== Rows
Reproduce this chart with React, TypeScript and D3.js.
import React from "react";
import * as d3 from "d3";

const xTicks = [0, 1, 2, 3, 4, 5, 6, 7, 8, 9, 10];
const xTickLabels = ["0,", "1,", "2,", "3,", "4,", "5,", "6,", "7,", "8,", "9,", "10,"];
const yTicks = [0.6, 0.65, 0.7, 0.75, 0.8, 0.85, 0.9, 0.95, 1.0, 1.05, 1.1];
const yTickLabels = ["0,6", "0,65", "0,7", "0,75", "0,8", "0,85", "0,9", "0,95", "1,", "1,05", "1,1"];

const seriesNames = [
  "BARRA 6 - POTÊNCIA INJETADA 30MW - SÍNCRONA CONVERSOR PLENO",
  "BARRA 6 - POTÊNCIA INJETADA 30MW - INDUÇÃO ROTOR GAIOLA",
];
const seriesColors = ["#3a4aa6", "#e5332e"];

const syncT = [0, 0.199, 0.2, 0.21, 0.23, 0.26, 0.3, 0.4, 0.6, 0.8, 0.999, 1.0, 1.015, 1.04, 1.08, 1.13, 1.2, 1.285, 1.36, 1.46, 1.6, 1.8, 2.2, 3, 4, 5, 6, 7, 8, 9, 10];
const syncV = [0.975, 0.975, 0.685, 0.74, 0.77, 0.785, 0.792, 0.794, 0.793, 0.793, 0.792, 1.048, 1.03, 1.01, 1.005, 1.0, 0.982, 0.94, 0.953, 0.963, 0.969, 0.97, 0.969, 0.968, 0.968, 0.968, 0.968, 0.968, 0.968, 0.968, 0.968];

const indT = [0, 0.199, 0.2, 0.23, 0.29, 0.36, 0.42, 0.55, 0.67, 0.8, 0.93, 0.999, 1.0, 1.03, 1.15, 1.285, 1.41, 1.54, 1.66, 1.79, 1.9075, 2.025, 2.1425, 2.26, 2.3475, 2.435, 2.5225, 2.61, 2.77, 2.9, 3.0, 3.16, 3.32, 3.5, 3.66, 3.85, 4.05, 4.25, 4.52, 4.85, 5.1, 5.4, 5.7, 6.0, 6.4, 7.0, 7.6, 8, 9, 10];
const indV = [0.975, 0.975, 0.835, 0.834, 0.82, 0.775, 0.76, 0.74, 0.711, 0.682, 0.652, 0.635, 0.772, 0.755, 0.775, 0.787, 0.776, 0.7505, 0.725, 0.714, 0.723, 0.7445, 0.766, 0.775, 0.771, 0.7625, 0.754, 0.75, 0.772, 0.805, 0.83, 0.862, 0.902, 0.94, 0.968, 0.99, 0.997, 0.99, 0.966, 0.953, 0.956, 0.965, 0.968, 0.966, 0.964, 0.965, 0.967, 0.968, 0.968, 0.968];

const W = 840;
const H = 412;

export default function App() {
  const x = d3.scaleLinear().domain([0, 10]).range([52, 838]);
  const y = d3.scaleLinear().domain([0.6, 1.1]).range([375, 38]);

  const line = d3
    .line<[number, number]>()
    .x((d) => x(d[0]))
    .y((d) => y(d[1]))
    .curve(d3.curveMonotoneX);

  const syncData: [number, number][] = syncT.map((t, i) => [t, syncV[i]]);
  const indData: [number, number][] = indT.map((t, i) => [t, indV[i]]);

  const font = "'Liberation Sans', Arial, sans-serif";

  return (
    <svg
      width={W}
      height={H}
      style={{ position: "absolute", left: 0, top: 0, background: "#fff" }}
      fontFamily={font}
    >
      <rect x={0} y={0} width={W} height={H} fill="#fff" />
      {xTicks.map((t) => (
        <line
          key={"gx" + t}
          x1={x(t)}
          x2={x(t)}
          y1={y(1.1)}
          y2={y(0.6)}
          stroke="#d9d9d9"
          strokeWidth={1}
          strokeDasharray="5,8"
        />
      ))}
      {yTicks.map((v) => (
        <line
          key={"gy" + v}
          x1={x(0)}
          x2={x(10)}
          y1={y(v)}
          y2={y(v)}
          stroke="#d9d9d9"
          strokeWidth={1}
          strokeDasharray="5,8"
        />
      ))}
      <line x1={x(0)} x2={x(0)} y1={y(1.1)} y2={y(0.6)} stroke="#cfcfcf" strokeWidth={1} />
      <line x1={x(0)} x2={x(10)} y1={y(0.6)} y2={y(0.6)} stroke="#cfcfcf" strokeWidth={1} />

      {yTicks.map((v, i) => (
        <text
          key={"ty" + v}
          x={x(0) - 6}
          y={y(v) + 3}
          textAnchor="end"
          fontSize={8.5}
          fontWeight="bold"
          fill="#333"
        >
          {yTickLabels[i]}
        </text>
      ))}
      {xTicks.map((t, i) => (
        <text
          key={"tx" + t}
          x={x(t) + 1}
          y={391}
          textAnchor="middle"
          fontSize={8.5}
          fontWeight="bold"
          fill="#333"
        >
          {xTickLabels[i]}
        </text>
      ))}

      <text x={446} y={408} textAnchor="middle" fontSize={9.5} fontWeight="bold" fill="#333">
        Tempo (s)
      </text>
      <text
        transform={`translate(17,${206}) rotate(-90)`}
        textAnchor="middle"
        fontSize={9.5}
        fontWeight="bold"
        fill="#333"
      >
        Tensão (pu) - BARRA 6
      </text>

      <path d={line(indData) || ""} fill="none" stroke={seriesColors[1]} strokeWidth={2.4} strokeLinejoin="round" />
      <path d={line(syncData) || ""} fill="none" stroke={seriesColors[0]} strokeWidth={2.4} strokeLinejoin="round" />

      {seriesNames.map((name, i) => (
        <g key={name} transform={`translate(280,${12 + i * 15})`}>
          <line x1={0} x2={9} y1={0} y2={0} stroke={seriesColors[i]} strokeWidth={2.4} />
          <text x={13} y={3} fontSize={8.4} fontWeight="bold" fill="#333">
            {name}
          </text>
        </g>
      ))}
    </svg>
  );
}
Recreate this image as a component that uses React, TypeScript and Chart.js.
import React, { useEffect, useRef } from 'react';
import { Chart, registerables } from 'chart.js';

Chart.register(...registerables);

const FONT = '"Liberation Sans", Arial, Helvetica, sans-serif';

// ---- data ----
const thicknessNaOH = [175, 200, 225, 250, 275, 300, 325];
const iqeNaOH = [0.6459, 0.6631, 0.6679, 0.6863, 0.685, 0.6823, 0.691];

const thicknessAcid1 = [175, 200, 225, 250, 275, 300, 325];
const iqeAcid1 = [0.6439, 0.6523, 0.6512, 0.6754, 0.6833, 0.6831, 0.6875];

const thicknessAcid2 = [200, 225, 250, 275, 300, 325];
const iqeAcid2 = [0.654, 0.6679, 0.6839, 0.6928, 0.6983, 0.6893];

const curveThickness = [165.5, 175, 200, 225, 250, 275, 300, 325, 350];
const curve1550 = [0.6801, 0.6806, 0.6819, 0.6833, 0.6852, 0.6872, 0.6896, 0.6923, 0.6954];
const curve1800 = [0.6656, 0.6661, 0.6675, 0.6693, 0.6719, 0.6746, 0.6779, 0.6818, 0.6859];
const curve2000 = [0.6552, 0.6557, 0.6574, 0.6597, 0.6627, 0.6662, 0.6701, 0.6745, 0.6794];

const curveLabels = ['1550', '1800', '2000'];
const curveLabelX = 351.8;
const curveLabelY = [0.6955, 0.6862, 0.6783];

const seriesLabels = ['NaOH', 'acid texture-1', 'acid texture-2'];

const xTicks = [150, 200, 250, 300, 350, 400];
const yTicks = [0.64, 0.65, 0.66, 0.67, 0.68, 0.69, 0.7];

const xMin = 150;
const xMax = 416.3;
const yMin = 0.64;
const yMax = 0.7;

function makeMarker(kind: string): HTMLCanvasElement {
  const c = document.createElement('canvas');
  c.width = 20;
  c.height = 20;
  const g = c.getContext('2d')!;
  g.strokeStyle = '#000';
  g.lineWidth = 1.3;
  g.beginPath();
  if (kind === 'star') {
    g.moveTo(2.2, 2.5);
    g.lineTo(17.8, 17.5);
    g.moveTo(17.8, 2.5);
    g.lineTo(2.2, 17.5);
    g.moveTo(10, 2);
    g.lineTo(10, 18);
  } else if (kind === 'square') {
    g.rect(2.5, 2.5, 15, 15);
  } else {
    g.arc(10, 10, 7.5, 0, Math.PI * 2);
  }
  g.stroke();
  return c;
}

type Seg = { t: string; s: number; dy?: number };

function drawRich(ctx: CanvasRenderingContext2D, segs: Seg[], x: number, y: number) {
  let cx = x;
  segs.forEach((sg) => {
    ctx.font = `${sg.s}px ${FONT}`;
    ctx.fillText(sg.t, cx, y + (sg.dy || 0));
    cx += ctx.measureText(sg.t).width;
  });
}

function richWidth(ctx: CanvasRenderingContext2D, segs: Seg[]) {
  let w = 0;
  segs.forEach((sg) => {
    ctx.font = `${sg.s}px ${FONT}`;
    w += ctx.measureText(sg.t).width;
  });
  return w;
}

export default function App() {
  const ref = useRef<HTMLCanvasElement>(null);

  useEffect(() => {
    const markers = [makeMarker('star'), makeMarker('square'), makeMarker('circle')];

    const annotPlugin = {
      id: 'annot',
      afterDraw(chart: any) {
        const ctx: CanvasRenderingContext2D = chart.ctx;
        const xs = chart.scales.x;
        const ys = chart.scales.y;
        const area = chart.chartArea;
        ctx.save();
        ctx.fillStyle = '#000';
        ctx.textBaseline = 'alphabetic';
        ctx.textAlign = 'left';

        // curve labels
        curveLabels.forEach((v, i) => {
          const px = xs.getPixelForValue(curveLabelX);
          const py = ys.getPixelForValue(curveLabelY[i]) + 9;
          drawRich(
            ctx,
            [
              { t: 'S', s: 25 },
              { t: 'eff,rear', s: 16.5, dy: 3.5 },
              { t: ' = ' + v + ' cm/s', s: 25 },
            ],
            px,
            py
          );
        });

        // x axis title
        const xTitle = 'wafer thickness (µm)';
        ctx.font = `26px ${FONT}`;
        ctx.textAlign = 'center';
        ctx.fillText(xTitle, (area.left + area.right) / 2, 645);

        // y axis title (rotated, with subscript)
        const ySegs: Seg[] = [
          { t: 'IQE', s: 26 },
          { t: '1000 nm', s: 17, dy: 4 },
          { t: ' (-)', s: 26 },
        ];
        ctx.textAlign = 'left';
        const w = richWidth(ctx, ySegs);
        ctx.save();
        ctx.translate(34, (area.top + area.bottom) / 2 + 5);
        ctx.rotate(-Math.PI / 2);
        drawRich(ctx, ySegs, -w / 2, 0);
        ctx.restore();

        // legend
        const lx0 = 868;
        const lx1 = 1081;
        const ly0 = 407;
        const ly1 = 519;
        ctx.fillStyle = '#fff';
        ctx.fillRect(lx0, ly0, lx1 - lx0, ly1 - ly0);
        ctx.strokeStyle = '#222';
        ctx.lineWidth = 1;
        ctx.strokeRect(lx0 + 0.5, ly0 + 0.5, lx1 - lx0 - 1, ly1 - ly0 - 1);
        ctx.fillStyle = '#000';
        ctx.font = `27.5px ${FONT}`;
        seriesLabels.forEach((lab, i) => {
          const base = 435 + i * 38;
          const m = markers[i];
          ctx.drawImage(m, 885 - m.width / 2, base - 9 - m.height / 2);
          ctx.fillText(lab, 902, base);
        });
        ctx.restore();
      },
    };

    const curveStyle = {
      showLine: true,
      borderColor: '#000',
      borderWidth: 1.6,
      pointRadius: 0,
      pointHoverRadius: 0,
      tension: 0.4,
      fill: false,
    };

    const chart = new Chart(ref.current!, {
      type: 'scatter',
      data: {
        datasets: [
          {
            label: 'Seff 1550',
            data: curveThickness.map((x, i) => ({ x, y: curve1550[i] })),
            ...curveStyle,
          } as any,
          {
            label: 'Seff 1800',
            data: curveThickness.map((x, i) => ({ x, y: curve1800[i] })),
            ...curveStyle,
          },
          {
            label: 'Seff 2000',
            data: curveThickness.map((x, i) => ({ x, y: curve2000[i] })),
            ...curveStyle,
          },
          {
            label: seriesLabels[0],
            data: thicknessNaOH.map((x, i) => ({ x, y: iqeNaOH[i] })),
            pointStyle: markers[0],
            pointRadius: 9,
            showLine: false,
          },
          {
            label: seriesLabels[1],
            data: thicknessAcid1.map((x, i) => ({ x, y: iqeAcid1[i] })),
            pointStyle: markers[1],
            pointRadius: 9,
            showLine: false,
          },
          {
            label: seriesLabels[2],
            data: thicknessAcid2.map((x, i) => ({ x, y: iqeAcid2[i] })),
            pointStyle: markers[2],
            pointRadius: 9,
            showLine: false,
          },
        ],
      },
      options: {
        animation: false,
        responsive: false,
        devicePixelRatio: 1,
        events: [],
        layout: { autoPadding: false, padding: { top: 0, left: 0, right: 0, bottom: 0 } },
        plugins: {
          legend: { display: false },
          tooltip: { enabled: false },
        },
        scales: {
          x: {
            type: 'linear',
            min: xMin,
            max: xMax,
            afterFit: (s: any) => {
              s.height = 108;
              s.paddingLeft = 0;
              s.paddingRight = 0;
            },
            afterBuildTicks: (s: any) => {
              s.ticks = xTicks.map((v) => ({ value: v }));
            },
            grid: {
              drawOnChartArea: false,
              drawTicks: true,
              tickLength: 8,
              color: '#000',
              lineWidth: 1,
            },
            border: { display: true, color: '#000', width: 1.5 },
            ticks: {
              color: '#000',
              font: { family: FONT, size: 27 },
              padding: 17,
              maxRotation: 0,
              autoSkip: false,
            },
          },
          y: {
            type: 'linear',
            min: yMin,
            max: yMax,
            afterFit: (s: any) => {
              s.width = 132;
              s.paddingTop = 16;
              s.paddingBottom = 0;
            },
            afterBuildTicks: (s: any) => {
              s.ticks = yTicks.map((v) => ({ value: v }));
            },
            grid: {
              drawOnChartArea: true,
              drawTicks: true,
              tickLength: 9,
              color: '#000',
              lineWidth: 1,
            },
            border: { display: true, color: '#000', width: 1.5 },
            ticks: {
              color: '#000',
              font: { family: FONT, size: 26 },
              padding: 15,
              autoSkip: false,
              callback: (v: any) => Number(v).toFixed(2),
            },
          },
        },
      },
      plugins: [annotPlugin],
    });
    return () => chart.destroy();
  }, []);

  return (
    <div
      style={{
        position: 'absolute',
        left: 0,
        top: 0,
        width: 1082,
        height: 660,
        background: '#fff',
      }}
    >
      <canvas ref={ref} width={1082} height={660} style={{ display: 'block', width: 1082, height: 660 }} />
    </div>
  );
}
====
### The exercise:
Return only those lines of the records that contain the string "TypeScript".

### Result for this task:
Reproduce this chart with React, TypeScript and D3.js.
Recreate this image as a component that uses React, TypeScript and Chart.js.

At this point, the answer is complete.